Give the number of lines that hold the string "with". Nothing else is needed.

A run of records

** Begin **

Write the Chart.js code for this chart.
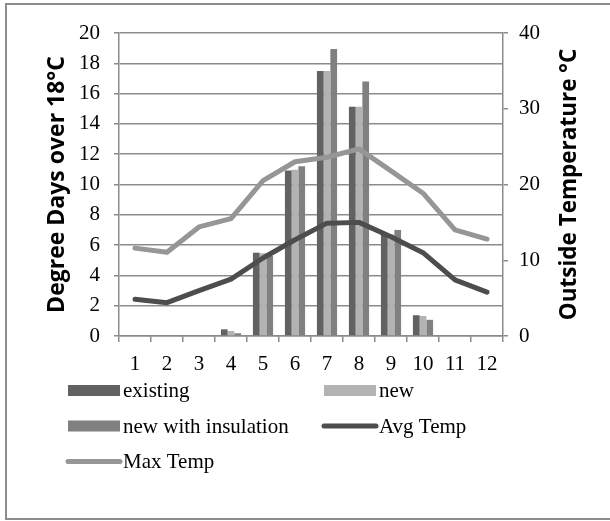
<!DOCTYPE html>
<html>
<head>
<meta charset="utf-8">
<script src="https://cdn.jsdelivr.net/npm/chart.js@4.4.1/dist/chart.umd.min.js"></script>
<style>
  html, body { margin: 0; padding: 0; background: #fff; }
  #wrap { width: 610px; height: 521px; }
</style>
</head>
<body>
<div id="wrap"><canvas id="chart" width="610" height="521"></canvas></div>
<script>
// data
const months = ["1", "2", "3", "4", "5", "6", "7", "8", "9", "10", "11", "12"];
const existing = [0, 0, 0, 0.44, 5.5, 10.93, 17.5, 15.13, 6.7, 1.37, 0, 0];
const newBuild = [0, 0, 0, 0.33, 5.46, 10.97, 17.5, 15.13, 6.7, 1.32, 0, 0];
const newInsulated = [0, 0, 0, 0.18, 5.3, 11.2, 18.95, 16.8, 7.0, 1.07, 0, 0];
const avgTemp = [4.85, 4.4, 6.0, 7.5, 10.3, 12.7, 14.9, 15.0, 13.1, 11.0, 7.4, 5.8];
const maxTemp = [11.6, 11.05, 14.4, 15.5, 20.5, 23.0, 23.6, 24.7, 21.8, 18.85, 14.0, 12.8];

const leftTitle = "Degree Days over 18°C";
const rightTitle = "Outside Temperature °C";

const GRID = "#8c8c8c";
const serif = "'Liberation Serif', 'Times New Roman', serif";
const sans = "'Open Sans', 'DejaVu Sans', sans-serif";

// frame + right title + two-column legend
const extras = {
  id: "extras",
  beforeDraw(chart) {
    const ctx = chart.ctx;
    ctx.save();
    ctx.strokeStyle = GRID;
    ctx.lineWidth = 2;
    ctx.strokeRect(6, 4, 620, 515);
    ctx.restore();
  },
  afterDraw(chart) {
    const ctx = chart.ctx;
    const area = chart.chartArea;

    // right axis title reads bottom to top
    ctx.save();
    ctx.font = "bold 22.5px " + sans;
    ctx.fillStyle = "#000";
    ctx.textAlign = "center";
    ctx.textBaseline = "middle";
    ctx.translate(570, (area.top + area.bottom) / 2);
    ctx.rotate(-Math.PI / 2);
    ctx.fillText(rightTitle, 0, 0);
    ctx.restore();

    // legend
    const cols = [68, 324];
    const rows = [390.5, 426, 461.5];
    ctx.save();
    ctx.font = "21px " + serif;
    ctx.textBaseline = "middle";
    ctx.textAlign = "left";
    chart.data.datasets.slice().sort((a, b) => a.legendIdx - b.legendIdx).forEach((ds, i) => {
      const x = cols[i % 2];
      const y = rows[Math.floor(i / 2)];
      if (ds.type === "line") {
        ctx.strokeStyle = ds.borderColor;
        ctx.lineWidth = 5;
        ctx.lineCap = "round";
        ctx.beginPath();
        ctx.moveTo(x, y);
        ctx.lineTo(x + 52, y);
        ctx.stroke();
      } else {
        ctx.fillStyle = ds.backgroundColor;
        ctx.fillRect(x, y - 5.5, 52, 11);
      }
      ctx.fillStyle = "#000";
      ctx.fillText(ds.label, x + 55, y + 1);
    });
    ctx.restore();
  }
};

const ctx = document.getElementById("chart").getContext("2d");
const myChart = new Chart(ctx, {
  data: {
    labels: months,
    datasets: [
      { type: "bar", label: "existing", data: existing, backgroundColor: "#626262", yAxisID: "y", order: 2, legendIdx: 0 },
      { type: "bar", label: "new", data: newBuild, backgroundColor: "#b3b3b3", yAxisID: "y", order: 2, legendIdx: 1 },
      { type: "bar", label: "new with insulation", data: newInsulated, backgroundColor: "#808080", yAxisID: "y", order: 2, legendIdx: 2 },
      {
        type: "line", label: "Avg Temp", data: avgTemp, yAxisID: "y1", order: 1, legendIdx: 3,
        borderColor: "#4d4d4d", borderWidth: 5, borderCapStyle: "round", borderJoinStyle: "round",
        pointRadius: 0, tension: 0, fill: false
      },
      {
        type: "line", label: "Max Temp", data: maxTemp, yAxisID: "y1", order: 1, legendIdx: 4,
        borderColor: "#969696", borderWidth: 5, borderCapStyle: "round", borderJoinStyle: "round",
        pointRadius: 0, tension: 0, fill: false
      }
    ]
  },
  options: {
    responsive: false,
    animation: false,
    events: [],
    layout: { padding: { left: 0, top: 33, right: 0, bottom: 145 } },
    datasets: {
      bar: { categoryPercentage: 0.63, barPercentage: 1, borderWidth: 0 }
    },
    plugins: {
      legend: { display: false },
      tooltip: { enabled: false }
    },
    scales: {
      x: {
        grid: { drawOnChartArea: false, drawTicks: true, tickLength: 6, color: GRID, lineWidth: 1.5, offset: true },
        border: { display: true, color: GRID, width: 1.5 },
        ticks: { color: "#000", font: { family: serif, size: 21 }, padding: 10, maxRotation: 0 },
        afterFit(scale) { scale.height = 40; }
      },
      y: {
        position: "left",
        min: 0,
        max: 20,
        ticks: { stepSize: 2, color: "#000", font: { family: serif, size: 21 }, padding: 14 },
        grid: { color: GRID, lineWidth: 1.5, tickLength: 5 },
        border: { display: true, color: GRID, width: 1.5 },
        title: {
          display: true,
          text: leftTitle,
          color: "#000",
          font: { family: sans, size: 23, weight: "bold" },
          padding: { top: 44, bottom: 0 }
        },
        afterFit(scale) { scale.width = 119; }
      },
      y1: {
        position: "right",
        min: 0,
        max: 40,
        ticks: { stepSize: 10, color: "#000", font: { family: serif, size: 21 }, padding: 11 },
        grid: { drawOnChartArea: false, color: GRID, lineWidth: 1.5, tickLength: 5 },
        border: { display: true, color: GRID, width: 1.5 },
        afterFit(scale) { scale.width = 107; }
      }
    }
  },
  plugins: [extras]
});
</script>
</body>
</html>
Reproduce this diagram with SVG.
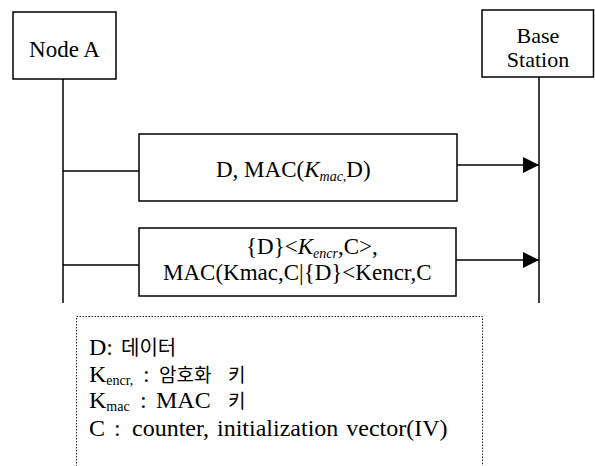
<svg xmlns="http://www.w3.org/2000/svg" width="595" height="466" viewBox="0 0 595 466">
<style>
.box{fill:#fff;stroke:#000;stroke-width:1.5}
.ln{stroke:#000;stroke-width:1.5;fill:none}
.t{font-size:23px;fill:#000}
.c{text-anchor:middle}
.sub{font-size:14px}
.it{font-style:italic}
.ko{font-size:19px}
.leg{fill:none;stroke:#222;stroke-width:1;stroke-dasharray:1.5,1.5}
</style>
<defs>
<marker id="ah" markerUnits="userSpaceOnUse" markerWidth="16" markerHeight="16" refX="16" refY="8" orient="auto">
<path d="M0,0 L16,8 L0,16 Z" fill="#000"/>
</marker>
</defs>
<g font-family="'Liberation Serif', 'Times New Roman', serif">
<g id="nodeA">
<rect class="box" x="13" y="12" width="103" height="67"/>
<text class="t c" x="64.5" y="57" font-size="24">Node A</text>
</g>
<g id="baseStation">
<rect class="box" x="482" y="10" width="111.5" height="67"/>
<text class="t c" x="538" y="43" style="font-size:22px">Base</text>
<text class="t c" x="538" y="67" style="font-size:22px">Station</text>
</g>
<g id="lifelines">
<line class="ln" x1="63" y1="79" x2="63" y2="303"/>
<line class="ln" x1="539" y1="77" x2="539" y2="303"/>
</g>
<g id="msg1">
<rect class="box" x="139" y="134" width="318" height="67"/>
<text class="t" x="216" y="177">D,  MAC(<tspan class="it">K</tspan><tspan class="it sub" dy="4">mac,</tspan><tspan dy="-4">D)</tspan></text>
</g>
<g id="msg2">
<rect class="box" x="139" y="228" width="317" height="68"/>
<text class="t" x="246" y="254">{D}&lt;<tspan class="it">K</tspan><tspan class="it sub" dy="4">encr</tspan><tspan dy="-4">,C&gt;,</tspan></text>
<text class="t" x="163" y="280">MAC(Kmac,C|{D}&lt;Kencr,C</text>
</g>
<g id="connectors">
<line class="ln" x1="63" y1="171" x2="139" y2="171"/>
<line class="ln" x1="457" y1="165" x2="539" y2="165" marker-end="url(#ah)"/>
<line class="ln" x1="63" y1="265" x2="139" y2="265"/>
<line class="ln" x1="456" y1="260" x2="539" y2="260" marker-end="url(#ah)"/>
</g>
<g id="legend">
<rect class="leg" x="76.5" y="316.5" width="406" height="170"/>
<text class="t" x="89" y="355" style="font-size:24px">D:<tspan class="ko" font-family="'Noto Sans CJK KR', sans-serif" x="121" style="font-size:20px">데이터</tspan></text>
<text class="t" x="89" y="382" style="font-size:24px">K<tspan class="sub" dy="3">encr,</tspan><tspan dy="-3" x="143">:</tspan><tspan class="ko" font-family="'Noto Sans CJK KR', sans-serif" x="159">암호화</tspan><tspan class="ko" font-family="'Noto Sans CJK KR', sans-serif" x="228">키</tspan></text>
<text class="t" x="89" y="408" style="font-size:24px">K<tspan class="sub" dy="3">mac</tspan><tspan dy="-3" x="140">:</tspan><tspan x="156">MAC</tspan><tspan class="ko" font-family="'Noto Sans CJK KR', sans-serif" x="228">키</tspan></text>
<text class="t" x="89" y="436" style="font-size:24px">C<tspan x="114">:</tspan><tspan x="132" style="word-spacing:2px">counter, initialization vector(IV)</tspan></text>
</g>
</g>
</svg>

** End **

- _WRITTEN SOLUTION_
2